In a couple weeks, I plan to spend some time with my students on writing lab reports. Both in science and engineering, students spend a pretty significant amount of time writing reports (or they should!).
I decided this would be a part of my curriculum after remembering my experience teaching circuits labs the first time. I was amazed at how many students had made it that far without having a good understanding of how to write a lab report. I ended up spending a good chunk of lab time trying to teach this particular skill.
The reason I think this is important is not only for academic success but for success in a job. As an engineer, you have to write a lot of reports. Your superiors have to explain why they’re paying you, so you need to be able to justify your existence.
Education in this realm, however, has not really kept pace with how writing works in technical fields.
I remember writing up my first resume. I wrote down the jobs I worked at and job duties. For instance, as a secretary, I wrote that I was “familiar with MSDS“. A few years later, I was hearing things like, “Use activity words,” and, “Let them know what you DID.” I had to revise my resume to say, “Developed and maintained an MSDS system to bring facility into compliance with state and federal regulations.” (I wasn’t sure how it would go over if I added the bit about, “Helped supervisor to procure annoying miniature floofy dog for his mistress,” but I figured that wasn’t critical as it happened about the time I quit. And you may have an inkling of why I quit…)
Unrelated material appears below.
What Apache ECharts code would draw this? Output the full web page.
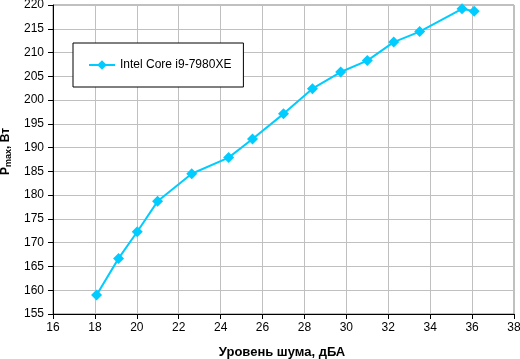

A few days ago, a coworker and I were discussing posters for a conference that we were writing up. I made the comment that, in most of his writing, he used the passive voice (e.g. “A model was developed for the widget that can be varied 1.5 billion ways and run in 15 nanoseconds,” rather than, “Using our awesome skillz, we developed our own customizable model of the widget which has 1.5 billion variations and requires only nanoseconds to run.”). He responded that he was taught to write technical work passively, so that it would sound like the first example. I thought it might be discipline specific, but my other coworker in the same field as the first said he stopped doing it a long ago simply because it was so boring to read.
The first coworker is a decade younger than I am…and they’re still teaching this.
This reminded me of a discussion a couple years ago (forever in the blogosphere, I know) about use of first/third person and passive voice in academic writing. The comments were great, especially coming from a variety of different fields. I learned not only that I didn’t have to use passive voice and that first person pronouns were acceptable, but that there may also be good reason for using passive voice at other times, as well. This is one of those times that reading blogs really opened my eyes to the diversity of approach and opinion out there. And yes, a lot of people do think it’s more proper to use passive voice.
Rereading this commentary after my discussion with my coworker made me think heavily about teaching lab report writing to my engineering students. One of the things I plan to discuss in detail is use of voice. I really prefer active voice because, frankly, passive writing often equates to dry and boring reading. However, I am also going to discuss that the use of passive voice may sometimes be necessary and appropriate: the key is knowing when you’ve hit one of those circumstances.
In other words, I want my students to learn to take credit for their work and show that they did something. Just like writing a resume, writing reports, whether they are lab reports for school or technical reports for your supervisor, should also convey one’s role in an effort, i.e., it should be clear who got the job done. Unless, of course, it went badly, in which case even the best of us would hide behind passive constructions by saying, “Mistakes were made.”
Which voice were you taught to use? Did you rebel against it? And how do you feel when you see someone utilizing your non-preferred style/voice?